### Work to do:
Leave the pictures out. Retype exactly the lines below from the one containing "Write a component" through the one containing "Sans', 'Noto Sans", and no others.

### Records:
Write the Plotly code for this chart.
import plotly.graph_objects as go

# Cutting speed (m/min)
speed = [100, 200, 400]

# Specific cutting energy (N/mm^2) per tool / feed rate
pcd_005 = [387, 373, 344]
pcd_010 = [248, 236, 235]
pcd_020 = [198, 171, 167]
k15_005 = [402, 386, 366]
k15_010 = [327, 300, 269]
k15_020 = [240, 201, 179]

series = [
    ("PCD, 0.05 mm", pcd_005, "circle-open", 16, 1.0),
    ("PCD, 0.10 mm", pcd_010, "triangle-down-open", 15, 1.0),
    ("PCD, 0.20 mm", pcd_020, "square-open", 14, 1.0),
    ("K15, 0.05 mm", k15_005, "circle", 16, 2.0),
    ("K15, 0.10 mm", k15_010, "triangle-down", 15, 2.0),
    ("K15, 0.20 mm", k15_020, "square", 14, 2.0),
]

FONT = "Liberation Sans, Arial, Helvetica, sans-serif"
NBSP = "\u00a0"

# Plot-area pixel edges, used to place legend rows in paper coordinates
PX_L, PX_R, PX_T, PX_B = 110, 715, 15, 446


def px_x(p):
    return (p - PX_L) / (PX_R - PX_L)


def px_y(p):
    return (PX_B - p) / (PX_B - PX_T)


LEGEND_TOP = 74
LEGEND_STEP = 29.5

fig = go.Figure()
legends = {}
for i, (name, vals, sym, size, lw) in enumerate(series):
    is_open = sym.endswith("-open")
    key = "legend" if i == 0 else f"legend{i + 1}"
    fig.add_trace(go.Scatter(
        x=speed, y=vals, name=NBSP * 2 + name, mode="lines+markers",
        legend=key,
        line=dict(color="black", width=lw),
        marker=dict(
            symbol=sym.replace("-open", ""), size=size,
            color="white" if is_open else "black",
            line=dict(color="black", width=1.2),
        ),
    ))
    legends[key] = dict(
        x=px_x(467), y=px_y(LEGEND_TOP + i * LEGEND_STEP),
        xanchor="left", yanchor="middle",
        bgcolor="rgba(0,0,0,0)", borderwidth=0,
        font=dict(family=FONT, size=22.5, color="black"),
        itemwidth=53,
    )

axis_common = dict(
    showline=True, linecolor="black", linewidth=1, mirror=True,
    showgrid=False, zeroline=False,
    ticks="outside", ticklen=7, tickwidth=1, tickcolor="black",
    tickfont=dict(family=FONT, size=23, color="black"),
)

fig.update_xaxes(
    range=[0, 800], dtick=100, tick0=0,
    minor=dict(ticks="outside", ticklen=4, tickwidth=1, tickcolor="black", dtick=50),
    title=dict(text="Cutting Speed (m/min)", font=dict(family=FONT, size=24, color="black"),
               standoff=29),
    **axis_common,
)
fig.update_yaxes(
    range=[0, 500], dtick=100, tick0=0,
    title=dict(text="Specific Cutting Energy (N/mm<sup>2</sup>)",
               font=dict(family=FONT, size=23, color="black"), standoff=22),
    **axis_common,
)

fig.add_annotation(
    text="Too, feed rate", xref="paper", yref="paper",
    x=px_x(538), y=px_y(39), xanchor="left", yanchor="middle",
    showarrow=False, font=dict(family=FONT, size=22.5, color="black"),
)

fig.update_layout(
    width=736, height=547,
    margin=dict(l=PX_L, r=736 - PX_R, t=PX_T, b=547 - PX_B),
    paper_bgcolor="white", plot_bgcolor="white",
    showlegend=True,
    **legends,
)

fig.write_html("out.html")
---
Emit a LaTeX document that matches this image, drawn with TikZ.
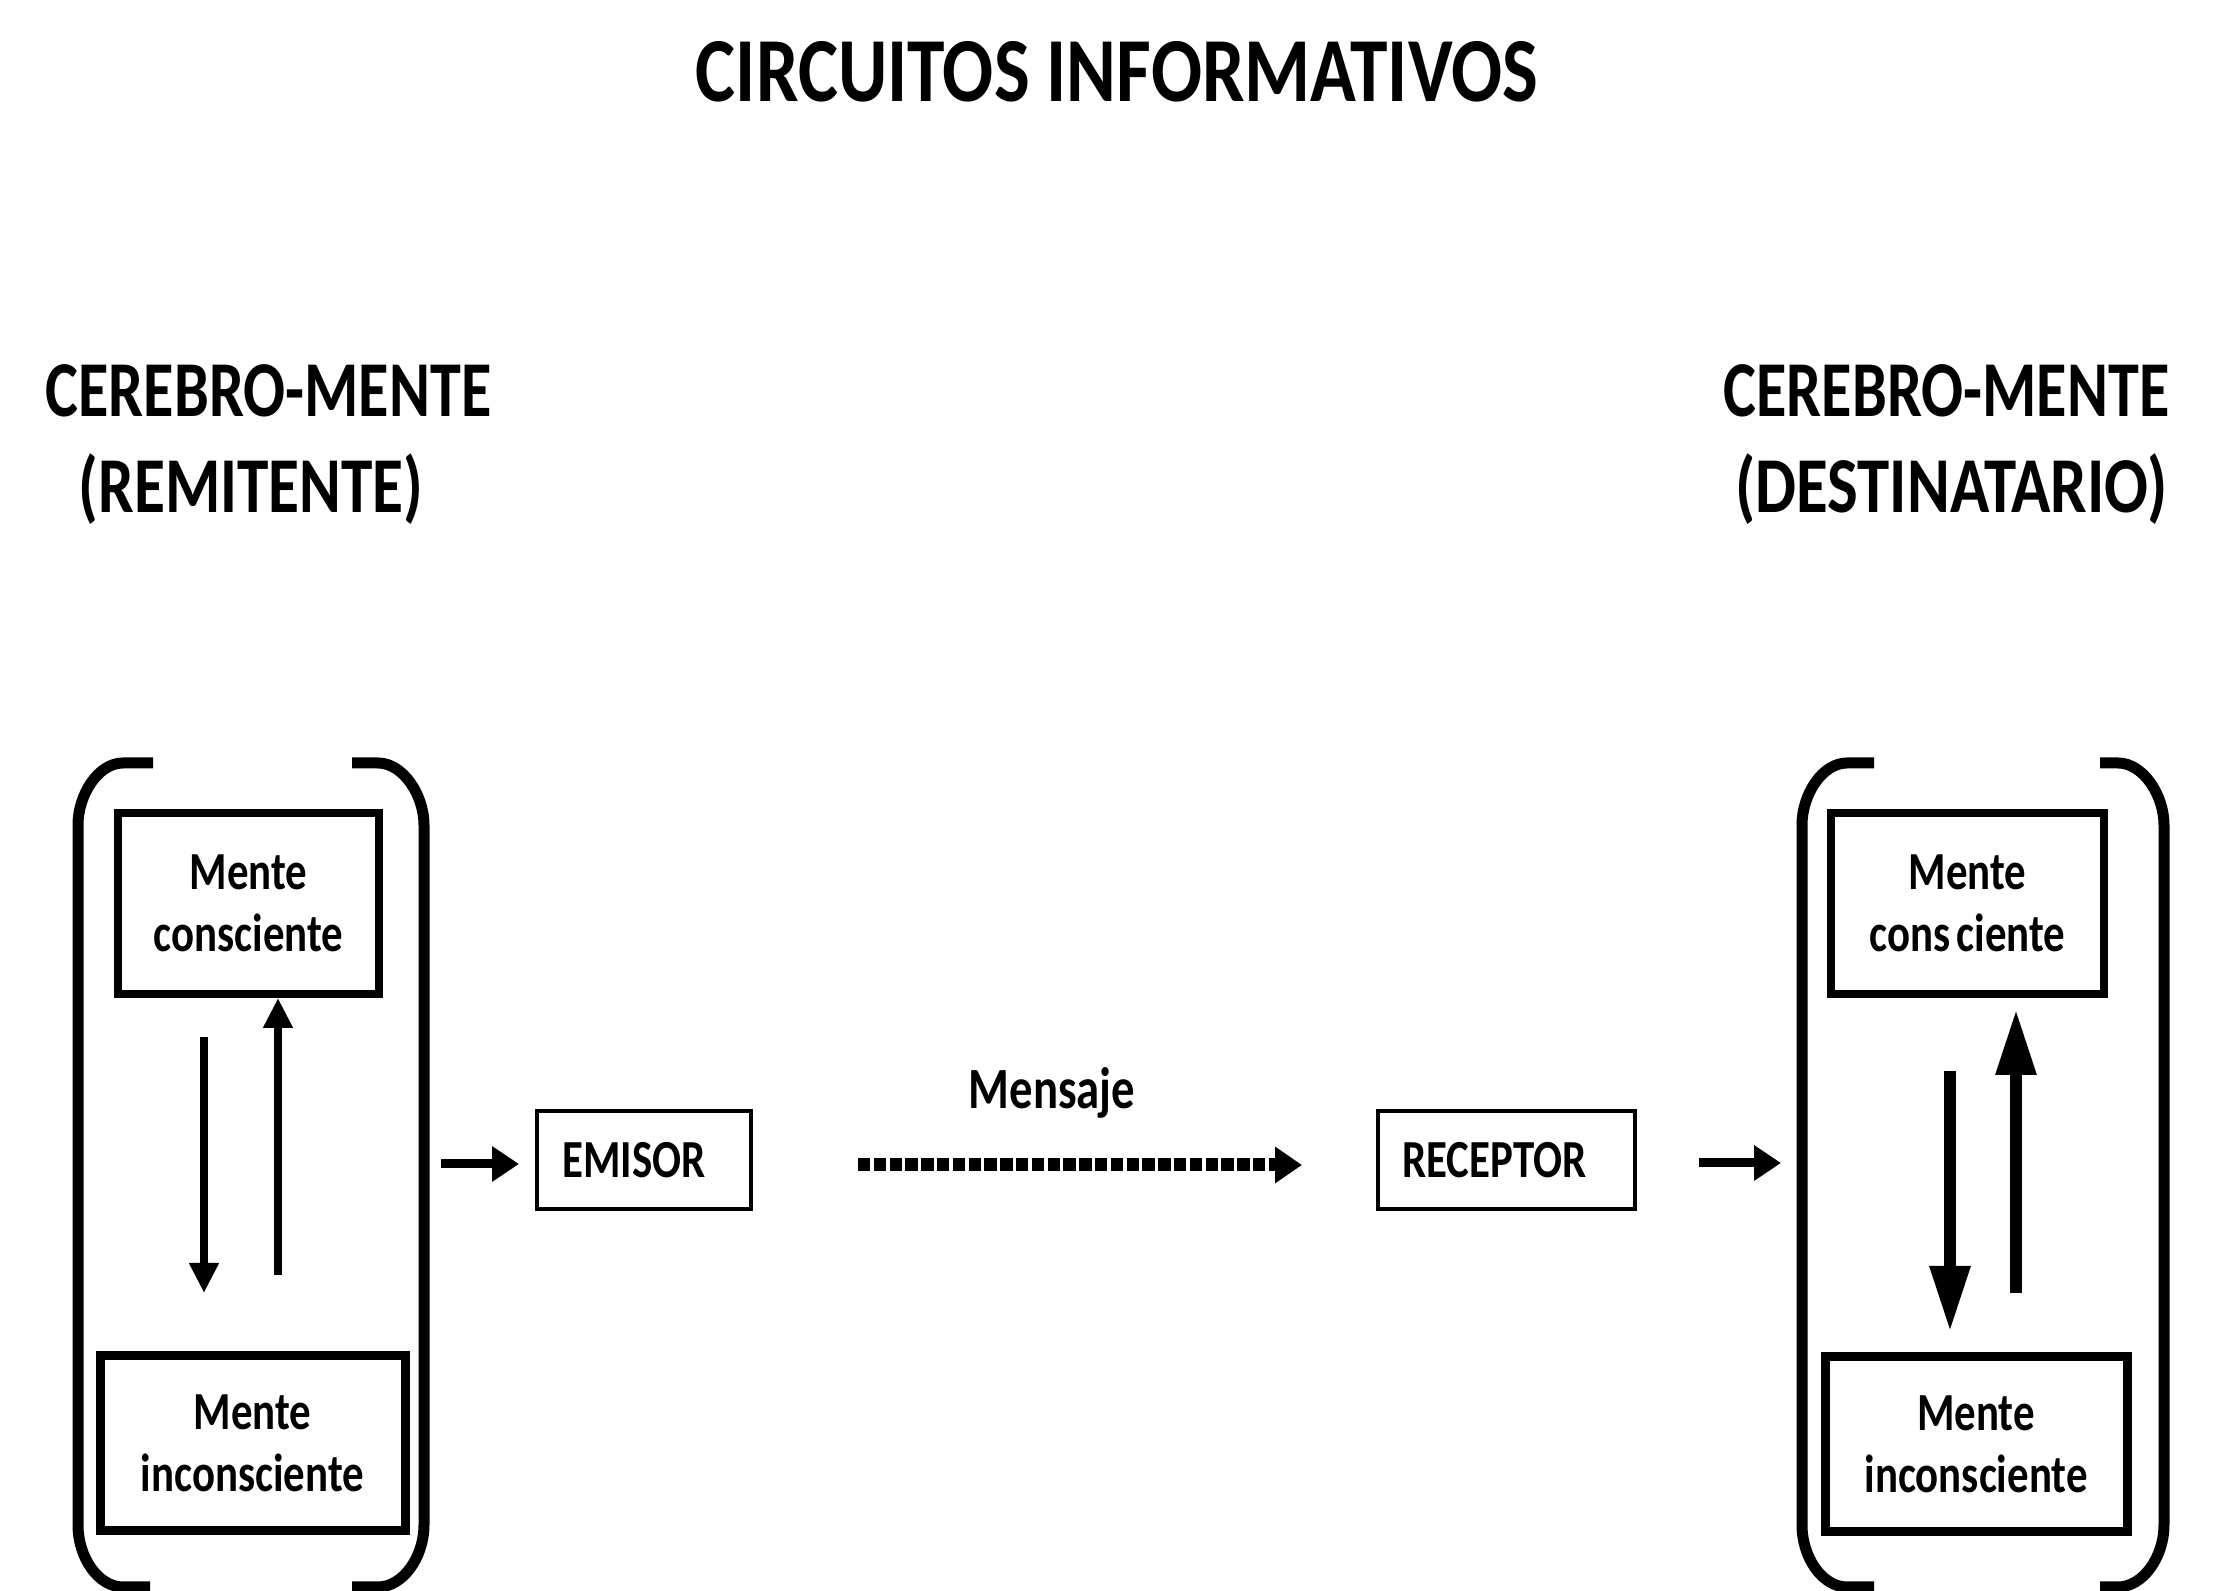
==
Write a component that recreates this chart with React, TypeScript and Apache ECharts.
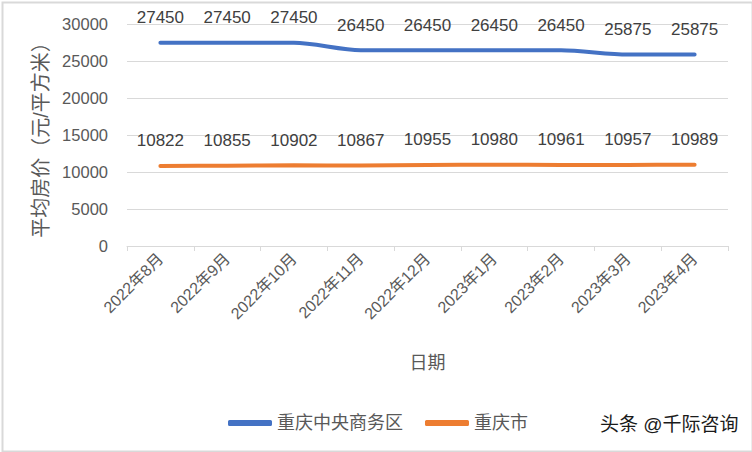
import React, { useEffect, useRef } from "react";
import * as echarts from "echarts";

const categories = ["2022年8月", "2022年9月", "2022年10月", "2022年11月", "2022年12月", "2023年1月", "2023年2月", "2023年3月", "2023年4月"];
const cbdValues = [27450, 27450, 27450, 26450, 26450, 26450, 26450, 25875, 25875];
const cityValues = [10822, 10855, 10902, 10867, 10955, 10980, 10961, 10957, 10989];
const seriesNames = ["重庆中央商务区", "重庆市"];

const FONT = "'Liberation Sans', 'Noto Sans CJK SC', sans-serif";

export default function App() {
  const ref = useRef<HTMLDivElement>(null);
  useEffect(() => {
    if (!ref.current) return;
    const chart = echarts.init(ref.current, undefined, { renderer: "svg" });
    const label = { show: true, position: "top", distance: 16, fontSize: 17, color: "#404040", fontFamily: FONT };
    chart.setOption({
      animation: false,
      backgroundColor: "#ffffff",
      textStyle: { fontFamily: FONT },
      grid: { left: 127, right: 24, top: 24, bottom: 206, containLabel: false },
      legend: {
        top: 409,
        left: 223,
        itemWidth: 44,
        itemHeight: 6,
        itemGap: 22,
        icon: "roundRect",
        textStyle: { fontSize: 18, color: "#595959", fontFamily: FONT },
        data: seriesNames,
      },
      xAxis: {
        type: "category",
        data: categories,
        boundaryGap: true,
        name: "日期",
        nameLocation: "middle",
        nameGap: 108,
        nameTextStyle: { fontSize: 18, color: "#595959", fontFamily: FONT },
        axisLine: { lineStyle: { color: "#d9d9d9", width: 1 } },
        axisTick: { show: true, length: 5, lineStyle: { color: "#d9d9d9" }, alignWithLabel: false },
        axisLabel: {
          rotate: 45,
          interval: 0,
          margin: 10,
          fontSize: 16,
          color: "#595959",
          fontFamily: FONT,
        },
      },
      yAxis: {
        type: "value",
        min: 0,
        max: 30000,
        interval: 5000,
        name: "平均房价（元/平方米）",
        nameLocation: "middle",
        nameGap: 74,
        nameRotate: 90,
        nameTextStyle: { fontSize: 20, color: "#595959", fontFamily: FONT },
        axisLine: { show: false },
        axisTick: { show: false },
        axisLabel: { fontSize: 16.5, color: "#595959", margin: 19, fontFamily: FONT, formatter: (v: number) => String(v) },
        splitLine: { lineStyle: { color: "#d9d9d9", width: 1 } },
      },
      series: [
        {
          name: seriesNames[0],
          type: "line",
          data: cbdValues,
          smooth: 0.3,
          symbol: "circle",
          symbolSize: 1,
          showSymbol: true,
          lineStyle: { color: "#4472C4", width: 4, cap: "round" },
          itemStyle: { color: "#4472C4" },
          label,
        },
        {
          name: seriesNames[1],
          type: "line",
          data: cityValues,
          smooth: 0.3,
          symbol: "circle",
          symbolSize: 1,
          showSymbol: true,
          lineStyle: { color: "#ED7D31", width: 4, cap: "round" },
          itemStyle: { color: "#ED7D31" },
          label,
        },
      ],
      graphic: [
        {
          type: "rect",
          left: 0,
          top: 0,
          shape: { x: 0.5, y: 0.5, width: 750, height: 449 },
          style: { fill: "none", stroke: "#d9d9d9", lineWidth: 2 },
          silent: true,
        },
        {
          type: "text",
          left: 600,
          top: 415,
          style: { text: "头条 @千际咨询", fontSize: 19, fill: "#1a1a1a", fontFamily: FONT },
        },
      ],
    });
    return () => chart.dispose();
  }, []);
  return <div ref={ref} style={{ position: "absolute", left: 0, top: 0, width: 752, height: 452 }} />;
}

### Task output:
Write a component that recreates this chart with React, TypeScript and Apache ECharts.
import React, { useEffect, useRef } from "react";
import * as echarts from "echarts";

const categories = ["2022年8月", "2022年9月", "2022年10月", "2022年11月", "2022年12月", "2023年1月", "2023年2月", "2023年3月", "2023年4月"];
const cbdValues = [27450, 27450, 27450, 26450, 26450, 26450, 26450, 25875, 25875];
const cityValues = [10822, 10855, 10902, 10867, 10955, 10980, 10961, 10957, 10989];
const seriesNames = ["重庆中央商务区", "重庆市"];

const FONT = "'Liberation Sans', 'Noto Sans CJK SC', sans-serif";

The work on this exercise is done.